Some of these talents have been rediscovered in the 90’s and in the last couple of years thanks to fine reissue labels such as Blood and Fire, Pressure Sounds and Makasound. There has for example been excellent compilations from the likes of Rod Taylor, Sylford Walker and Prince Alla.
Another one is Little Roy. He started his career in the mid 60’s at Studio One. A few years later he recorded the smashing organ fuelled Bongo Nyah for Lloyd “Matador” Daley.
In the 70’s Little Roy started to produce himself and recorded several excellent tunes that were hard to find up until Pressure Sounds released the superb compilations Tafari Earth Uprising and Packin’ House. These two albums showcase an extraordinary talent whose rough, emotive delivery and insightful lyrics draws Winston “Pipe” Matthews and Joe Higgs to mind.
Little Roy hasn’t been the most productive reggae artist. He was largely anonymous in the 80’s and recorded sparsely in the 90’s. In 2005 he dropped his latest album Children of the Most High, an album that contained re-recorded version of his previous output. He has also worked with producer and engineer Mike Pelanconi for the Prince Fatty project.
His new album Heat, that hit the streets Friday March 18, is in the same vein and contains 12 tunes, where of eleven are reworkings.

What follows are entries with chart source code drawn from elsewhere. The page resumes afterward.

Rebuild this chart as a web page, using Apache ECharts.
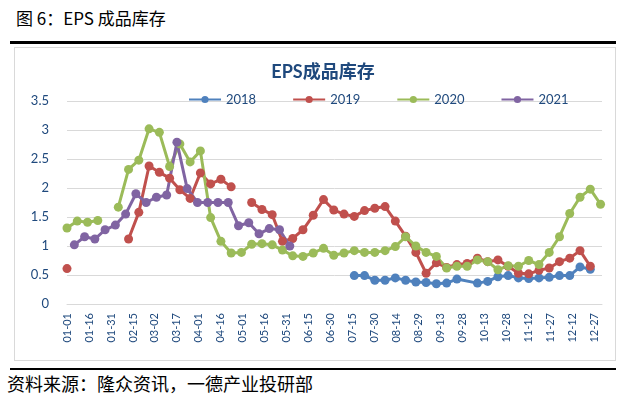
<!DOCTYPE html>
<html>
<head>
<meta charset="utf-8">
<script src="https://cdn.jsdelivr.net/npm/echarts@6/dist/echarts.min.js"></script>
<style>
  html, body { margin: 0; padding: 0; background: #fff; }
  body { width: 624px; height: 397px; position: relative; overflow: hidden; font-family: "Noto Sans CJK SC", sans-serif; }
  .cap { position: absolute; left: 16px; top: 5px; font-size: 17px; line-height: 26px; color: #000; }
  .rule { position: absolute; left: 10px; width: 606px; background: #000; }
  .box { position: absolute; left: 14px; top: 47px; width: 602px; height: 314px; border: 1px solid #d9d9d9; box-sizing: border-box; }
  .src { position: absolute; left: 7px; top: 370px; font-size: 18px; line-height: 26px; color: #000; }
  #chart { position: absolute; left: 0; top: 0; width: 624px; height: 397px; }
</style>
</head>
<body>
<div class="cap">图 6：EPS 成品库存</div>
<div class="rule" style="top:41px;height:3px"></div>
<div class="box"></div>
<div class="rule" style="top:368px;height:2px"></div>
<div class="src">资料来源：隆众资讯，一德产业投研部</div>
<div id="chart"></div>
<script>
// weekly readings, first reading date per year, gaps as null
const years = ['2018', '2019', '2020', '2021']
const colors = ['#4F81BD', '#C0504D', '#9BBB59', '#8064A2']
const startDates = ['07-16', '01-01', '01-01', '01-06']
const v2018 = [0.49, 0.49, 0.41, 0.41, 0.45, 0.41, 0.38, 0.37, 0.35, 0.36, 0.43, null,
  0.36, 0.39, 0.47, 0.49, 0.45, 0.44, 0.45, 0.46, 0.49, 0.49, 0.64, 0.60]
const v2019 = [0.61, null, null, null, null, null, 1.12, 1.58, 2.38, 2.27,
  2.17, 1.97, 1.82, 2.26, 2.07, 2.15, 2.02, null, 1.75, 1.63,
  1.54, 1.08, 1.13, 1.28, 1.53, 1.80, 1.62, 1.55, 1.51, 1.61,
  1.65, 1.68, 1.43, 1.17, 0.89, 0.53, 0.71, 0.63, 0.68, 0.70,
  0.79, 0.73, 0.76, 0.65, 0.53, 0.52, 0.58, 0.62, 0.73, 0.79,
  0.92, 0.65]
const v2020 = [1.31, 1.43, 1.41, 1.44, null, 1.67, 2.32, 2.48, 3.02, 2.96,
  2.37, 2.76, 2.45, 2.64, 1.49, 1.08, 0.88, 0.89, 1.03, 1.04,
  1.02, 0.93, 0.83, 0.82, 0.88, 0.96, 0.84, 0.88, 0.92, 0.89,
  0.89, 0.92, 0.99, 1.16, 1.00, 0.89, 0.82, 0.62, 0.65, 0.65,
  0.76, 0.73, 0.59, 0.66, 0.65, 0.75, 0.68, 0.89, 1.16, 1.56,
  1.84, 1.98, 1.72]
const v2021 = [1.02, 1.16, 1.12, 1.28, 1.36, 1.55, 1.90, 1.75, 1.84, 1.88,
  2.79, 1.99, 1.75, 1.75, 1.75, 1.75, 1.35, 1.40, 1.21, 1.30,
  1.28, 1.00]
const values = [v2018, v2019, v2020, v2021]

const monthDays = [31, 28, 31, 30, 31, 30, 31, 31, 30, 31, 30, 31]
function toDay(s) {
  const m = +s.slice(0, 2), d = +s.slice(3)
  let n = d - 1
  for (let i = 0; i < m - 1; i++) n += monthDays[i]
  return n
}
function toLabel(n) {
  let m = 0
  while (n >= monthDays[m]) { n -= monthDays[m]; m++ }
  return String(m + 1).padStart(2, '0') + '-' + String(n + 1).padStart(2, '0')
}

const txt = '#1F497D'
const font = 'Lato, "Noto Sans CJK SC", sans-serif'
const chart = echarts.init(document.getElementById('chart'))

const series = years.map((y, k) => {
  const s0 = toDay(startDates[k])
  return {
    name: y,
    type: 'line',
    data: values[k].map((v, i) => [s0 + i * 7, v]),
    connectNulls: k === 0,
    symbol: 'circle',
    symbolSize: 9,
    color: colors[k],
    lineStyle: { width: 3 },
    animation: false,
  }
})

chart.setOption({
  textStyle: { fontFamily: font },
  title: {
    text: 'EPS成品库存',
    left: 318,
    textAlign: 'center',
    top: 58,
    textStyle: { color: txt, fontSize: 18, fontWeight: 'bold', fontFamily: font },
  },
  legend: {
    top: 88,
    left: 183,
    itemWidth: 32,
    itemHeight: 9,
    itemGap: 36,
    textStyle: { color: txt, fontSize: 13, fontFamily: font },
    data: years,
  },
  grid: { left: 67, right: 22, top: 101, bottom: 93 },
  xAxis: {
    type: 'value',
    min: 0,
    max: 365,
    interval: 15,
    axisLine: { show: true, lineStyle: { color: '#d9d9d9', width: 1 } },
    axisTick: { show: false },
    splitLine: { show: false },
    axisLabel: {
      rotate: 90,
      color: txt,
      fontSize: 11,
      margin: 9,
      fontFamily: font,
      showMaxLabel: false,
      formatter: v => (v % 15 === 0 && v <= 360 ? toLabel(v) : ''),
    },
  },
  yAxis: {
    type: 'value',
    min: 0,
    max: 3.5,
    interval: 0.5,
    axisLine: { show: false },
    axisTick: { show: false },
    splitLine: { lineStyle: { color: '#d9d9d9', width: 1 } },
    axisLabel: { color: txt, fontSize: 13, margin: 18, fontFamily: font },
  },
  series: series,
})
</script>
</body>
</html>
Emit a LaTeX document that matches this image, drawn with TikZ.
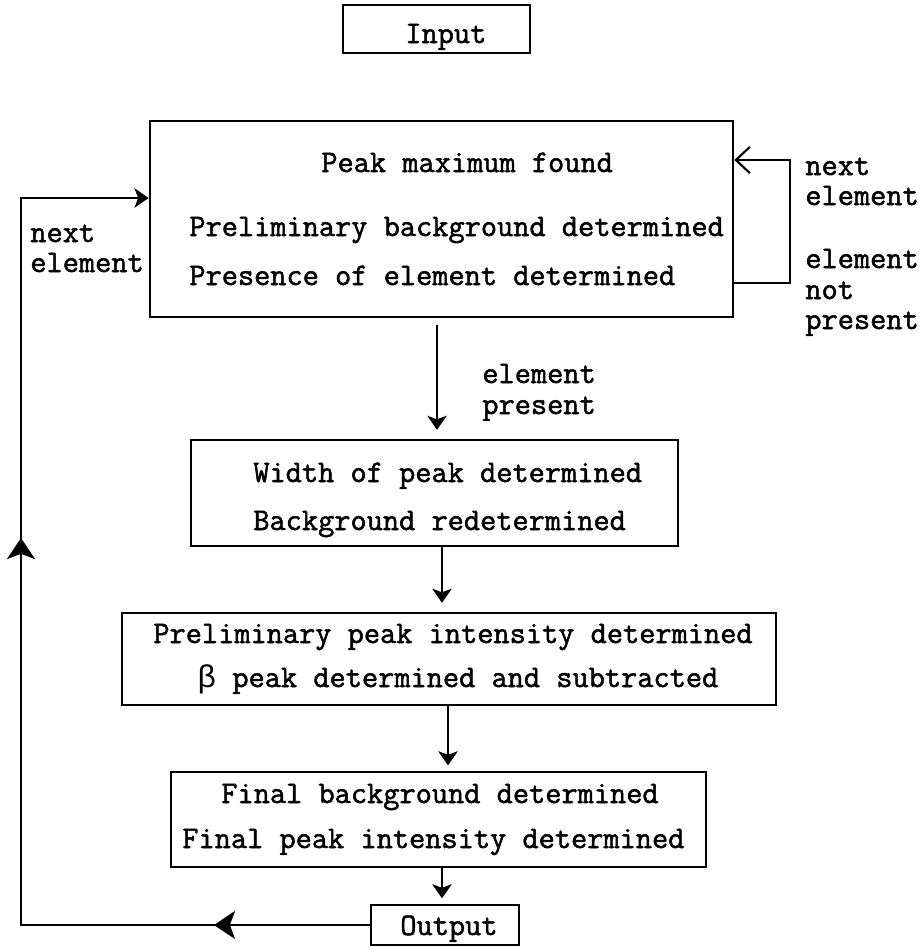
\documentclass[tikz,border=0pt]{standalone}
\usepackage{fontspec}
\setmonofont[FakeBold=1.6]{Latin Modern Mono}
\newfontfamily\grk{Liberation Mono}
\usetikzlibrary{arrows.meta}
\begin{document}
\begin{tikzpicture}[x=0.02cm, y=-0.02cm,
  box/.style={draw, rectangle, line width=1.6pt, inner sep=0pt},
  txt/.style={anchor=base west, inner sep=0pt, font=\ttfamily\fontsize{17.9}{20}\selectfont},
  conn/.style={line width=1.2pt},
  smalltip/.style={-{Stealth[length=8pt, width=11pt, inset=2pt]}},
  bigtip/.style={-{Stealth[length=12pt, width=16pt, inset=3pt]}},
  opentip/.style={-{Straight Barb[length=8pt, width=15pt]}}
]
\useasboundingbox (0,0) rectangle (921,948);

% boxes
\node[box, minimum width=3.74cm, minimum height=0.96cm] (inp) at (436.5,29) {};
\node[box, minimum width=11.66cm, minimum height=3.92cm] (main) at (441.5,219) {};
\node[box, minimum width=9.74cm, minimum height=2.12cm] (wid) at (434.5,493) {};
\node[box, minimum width=13.08cm, minimum height=1.84cm] (pre) at (449,659) {};
\node[box, minimum width=10.70cm, minimum height=1.90cm] (fin) at (438.5,819.5) {};
\node[box, minimum width=2.96cm, minimum height=0.80cm] (out) at (445,925) {};

% box texts
\node[txt] (tinp) at (405,43) {Input};
\node[txt] (tm1) at (321,172) {Peak maximum found};
\node[txt] (tm2) at (189,236) {Preliminary background determined};
\node[txt] (tm3) at (189,285) {Presence of element determined};
\node[txt] (tw1) at (253,482) {Width of peak determined};
\node[txt] (tw2) at (253,530) {Background redetermined};
\node[txt] (tp1) at (153,643) {Preliminary peak intensity determined};
\node[txt] (tp2) at (197,687) {{\grk β} peak determined and subtracted};
\node[txt] (tf1) at (221,803) {Final background determined};
\node[txt] (tf2) at (182,848) {Final peak intensity determined};
\node[txt] (tout) at (400,935) {Output};

% connector labels
\node[txt] (lr1) at (805,175) {next};
\node[txt] (lr2) at (805,205) {element};
\node[txt] (lr3) at (805,268) {element};
\node[txt] (lr4) at (805,299) {not};
\node[txt] (lr5) at (805,329) {present};
\node[txt] (ll1) at (30,242) {next};
\node[txt] (ll2) at (30,272) {element};
\node[txt] (lc1) at (482,383) {element};
\node[txt] (lc2) at (482,414) {present};

% main flow
\coordinate (x1) at (437,0);
\coordinate (x2) at (442,0);
\coordinate (x3) at (448,0);
\coordinate (x4) at (442,0);
\draw[conn, smalltip, shorten <=4pt, shorten >=5pt] (x1 |- main.south) -- (x1 |- wid.north);
\draw[conn, smalltip, shorten >=5pt] (x2 |- wid.south) -- (x2 |- pre.north);
\draw[conn, smalltip, shorten >=3pt] (x3 |- pre.south) -- (x3 |- fin.north);
\draw[conn, smalltip, shorten >=3pt] (x4 |- fin.south) -- (x4 |- out.north);

% element not present: loop on the right
\coordinate (r1) at (790,283);
\coordinate (r2) at (790,160);
\draw[conn, opentip] (main.east |- r1) -- (r1) -- (r2) -- (main.east |- r2);

% next element: loop on the left
\coordinate (bl) at (21,925);
\coordinate (tl) at (21,198);
\coordinate (m1) at (214,925);
\coordinate (m2) at (21,538);
\draw[conn, -{Stealth[length=8pt, width=11pt, inset=2pt]}] (out.west) -- (bl) -- (tl) -- (main.west |- tl);
\draw[conn, bigtip] (out.west) -- (m1);
\draw[conn, bigtip] (bl) -- (m2);
\end{tikzpicture}
\end{document}
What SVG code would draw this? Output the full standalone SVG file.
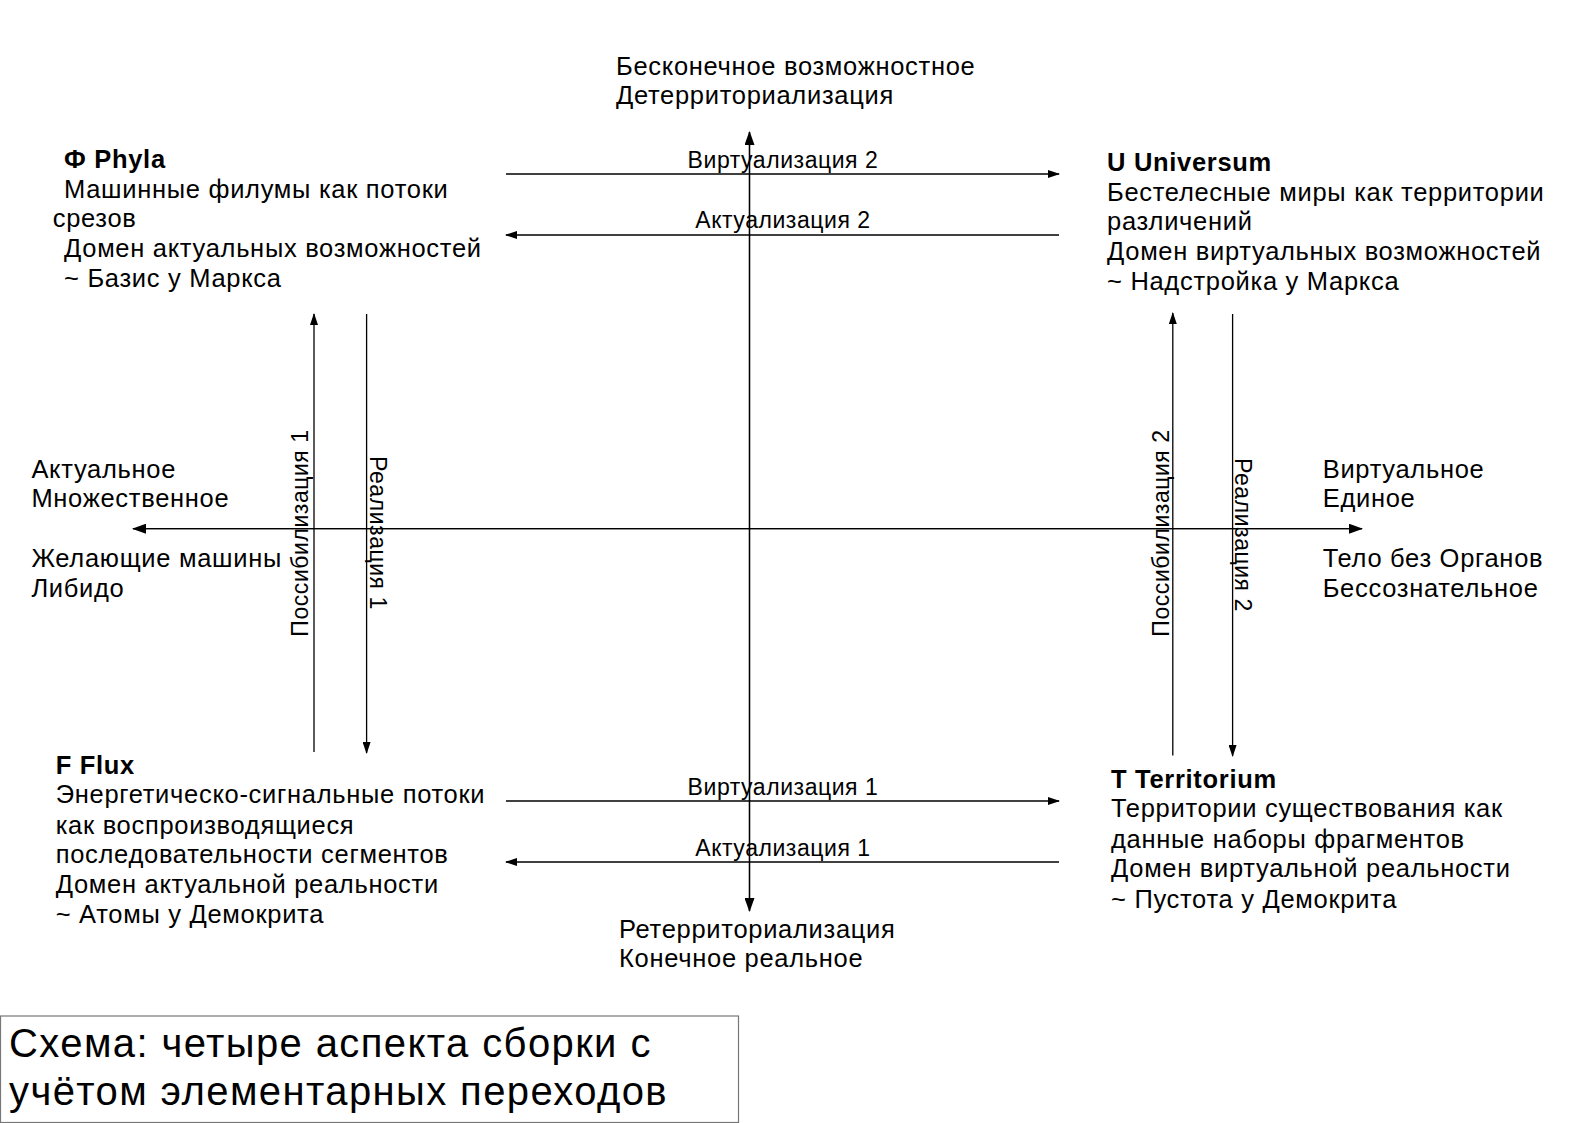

Heat is an overall nice effort, especially the title track and Jah Can Count On I, a tune that Freddie McGregor versioned on his self titled album. It’s a mystery though why Tribal War isn’t re-recorded. This roots classic has been versioned several times, recently by Nas & Damian Marley for the wicked Tribes at War.
Hopefully Heat can draw attention to Little Roy’s original material so that he can get the credit he deserves.